Lines of data:
********

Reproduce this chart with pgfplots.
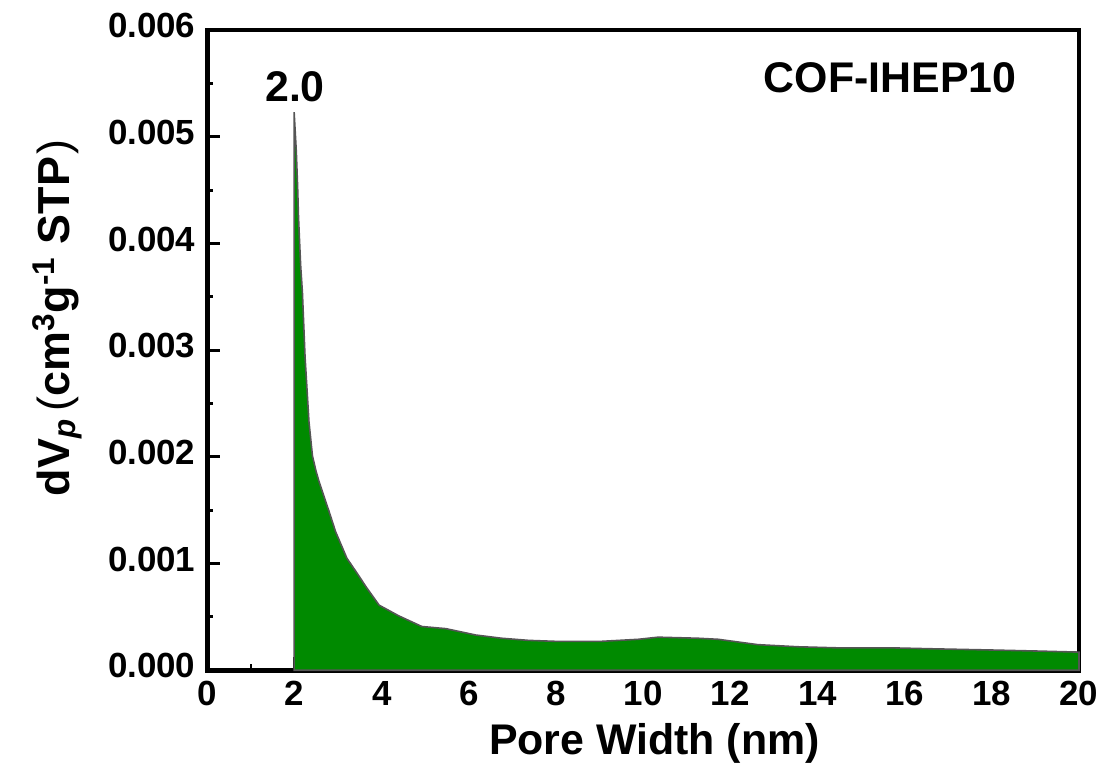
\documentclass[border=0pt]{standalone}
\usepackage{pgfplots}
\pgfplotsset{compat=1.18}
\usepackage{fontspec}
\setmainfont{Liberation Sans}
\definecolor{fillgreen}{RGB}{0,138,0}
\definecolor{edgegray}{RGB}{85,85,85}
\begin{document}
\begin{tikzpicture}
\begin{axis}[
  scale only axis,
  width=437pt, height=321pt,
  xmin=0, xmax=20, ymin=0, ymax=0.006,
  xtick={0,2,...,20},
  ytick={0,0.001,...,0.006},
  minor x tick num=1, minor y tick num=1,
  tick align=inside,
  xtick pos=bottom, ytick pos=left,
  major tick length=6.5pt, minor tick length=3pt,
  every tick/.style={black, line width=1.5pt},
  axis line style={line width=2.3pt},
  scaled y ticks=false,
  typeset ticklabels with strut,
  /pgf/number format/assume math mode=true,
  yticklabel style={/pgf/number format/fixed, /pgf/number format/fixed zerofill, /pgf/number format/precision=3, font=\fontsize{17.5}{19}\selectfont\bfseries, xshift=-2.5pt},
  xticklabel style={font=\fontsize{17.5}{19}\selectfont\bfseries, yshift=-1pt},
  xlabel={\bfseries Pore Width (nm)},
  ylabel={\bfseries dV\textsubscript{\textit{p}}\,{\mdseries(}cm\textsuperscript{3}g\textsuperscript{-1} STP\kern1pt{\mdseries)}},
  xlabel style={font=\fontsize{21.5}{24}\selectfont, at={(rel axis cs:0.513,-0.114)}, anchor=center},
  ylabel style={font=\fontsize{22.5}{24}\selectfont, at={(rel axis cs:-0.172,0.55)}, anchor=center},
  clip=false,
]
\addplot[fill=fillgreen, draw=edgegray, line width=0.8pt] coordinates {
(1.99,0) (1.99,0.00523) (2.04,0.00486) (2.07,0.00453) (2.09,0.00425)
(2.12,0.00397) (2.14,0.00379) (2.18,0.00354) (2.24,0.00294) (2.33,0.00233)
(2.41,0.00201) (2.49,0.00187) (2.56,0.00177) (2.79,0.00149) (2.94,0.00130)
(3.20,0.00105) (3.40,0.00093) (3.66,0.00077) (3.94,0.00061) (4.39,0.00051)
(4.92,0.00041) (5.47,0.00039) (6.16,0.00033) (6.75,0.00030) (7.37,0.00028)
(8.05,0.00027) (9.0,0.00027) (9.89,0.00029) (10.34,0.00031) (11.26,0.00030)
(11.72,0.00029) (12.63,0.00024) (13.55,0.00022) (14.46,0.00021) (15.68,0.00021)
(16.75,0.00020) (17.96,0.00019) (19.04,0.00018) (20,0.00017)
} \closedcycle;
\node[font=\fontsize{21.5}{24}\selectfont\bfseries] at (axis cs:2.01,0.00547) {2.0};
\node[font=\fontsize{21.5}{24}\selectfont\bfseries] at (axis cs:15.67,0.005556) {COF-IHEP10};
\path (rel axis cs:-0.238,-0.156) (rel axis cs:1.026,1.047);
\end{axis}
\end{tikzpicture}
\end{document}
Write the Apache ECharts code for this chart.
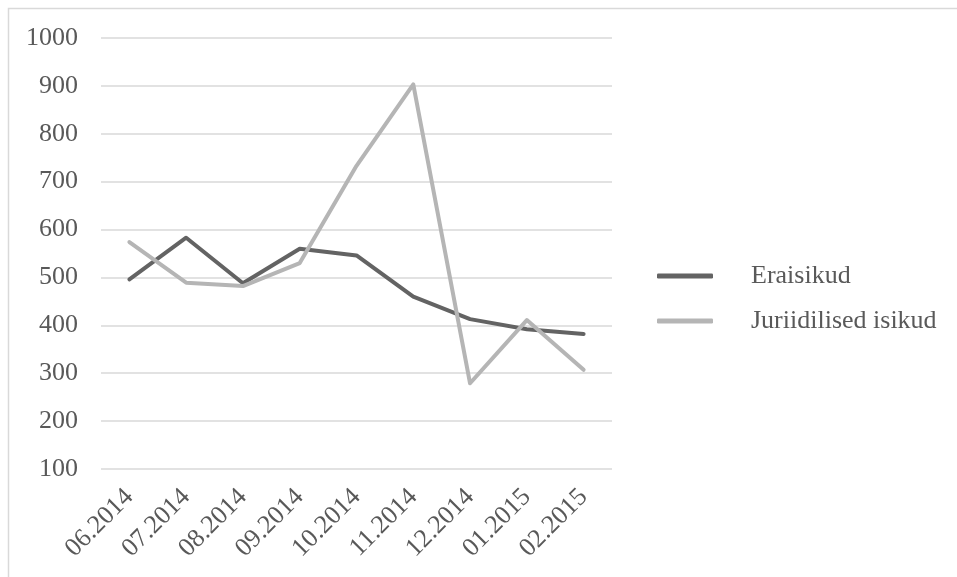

********

* PROBLEM DETAILS *
All of the material above is to be copied exactly, except for its images.

* RESPONSE TO THIS TASK *
Reproduce this chart with pgfplots.
\documentclass[border=0pt]{standalone}
\usepackage{pgfplots}
\pgfplotsset{compat=1.18}
\usepackage{fontspec}
\setmainfont{Liberation Sans}
\definecolor{fillgreen}{RGB}{0,138,0}
\definecolor{edgegray}{RGB}{85,85,85}
\begin{document}
\begin{tikzpicture}
\begin{axis}[
  scale only axis,
  width=437pt, height=321pt,
  xmin=0, xmax=20, ymin=0, ymax=0.006,
  xtick={0,2,...,20},
  ytick={0,0.001,...,0.006},
  minor x tick num=1, minor y tick num=1,
  tick align=inside,
  xtick pos=bottom, ytick pos=left,
  major tick length=6.5pt, minor tick length=3pt,
  every tick/.style={black, line width=1.5pt},
  axis line style={line width=2.3pt},
  scaled y ticks=false,
  typeset ticklabels with strut,
  /pgf/number format/assume math mode=true,
  yticklabel style={/pgf/number format/fixed, /pgf/number format/fixed zerofill, /pgf/number format/precision=3, font=\fontsize{17.5}{19}\selectfont\bfseries, xshift=-2.5pt},
  xticklabel style={font=\fontsize{17.5}{19}\selectfont\bfseries, yshift=-1pt},
  xlabel={\bfseries Pore Width (nm)},
  ylabel={\bfseries dV\textsubscript{\textit{p}}\,{\mdseries(}cm\textsuperscript{3}g\textsuperscript{-1} STP\kern1pt{\mdseries)}},
  xlabel style={font=\fontsize{21.5}{24}\selectfont, at={(rel axis cs:0.513,-0.114)}, anchor=center},
  ylabel style={font=\fontsize{22.5}{24}\selectfont, at={(rel axis cs:-0.172,0.55)}, anchor=center},
  clip=false,
]
\addplot[fill=fillgreen, draw=edgegray, line width=0.8pt] coordinates {
(1.99,0) (1.99,0.00523) (2.04,0.00486) (2.07,0.00453) (2.09,0.00425)
(2.12,0.00397) (2.14,0.00379) (2.18,0.00354) (2.24,0.00294) (2.33,0.00233)
(2.41,0.00201) (2.49,0.00187) (2.56,0.00177) (2.79,0.00149) (2.94,0.00130)
(3.20,0.00105) (3.40,0.00093) (3.66,0.00077) (3.94,0.00061) (4.39,0.00051)
(4.92,0.00041) (5.47,0.00039) (6.16,0.00033) (6.75,0.00030) (7.37,0.00028)
(8.05,0.00027) (9.0,0.00027) (9.89,0.00029) (10.34,0.00031) (11.26,0.00030)
(11.72,0.00029) (12.63,0.00024) (13.55,0.00022) (14.46,0.00021) (15.68,0.00021)
(16.75,0.00020) (17.96,0.00019) (19.04,0.00018) (20,0.00017)
} \closedcycle;
\node[font=\fontsize{21.5}{24}\selectfont\bfseries] at (axis cs:2.01,0.00547) {2.0};
\node[font=\fontsize{21.5}{24}\selectfont\bfseries] at (axis cs:15.67,0.005556) {COF-IHEP10};
\path (rel axis cs:-0.238,-0.156) (rel axis cs:1.026,1.047);
\end{axis}
\end{tikzpicture}
\end{document}
Write the Apache ECharts code for this chart.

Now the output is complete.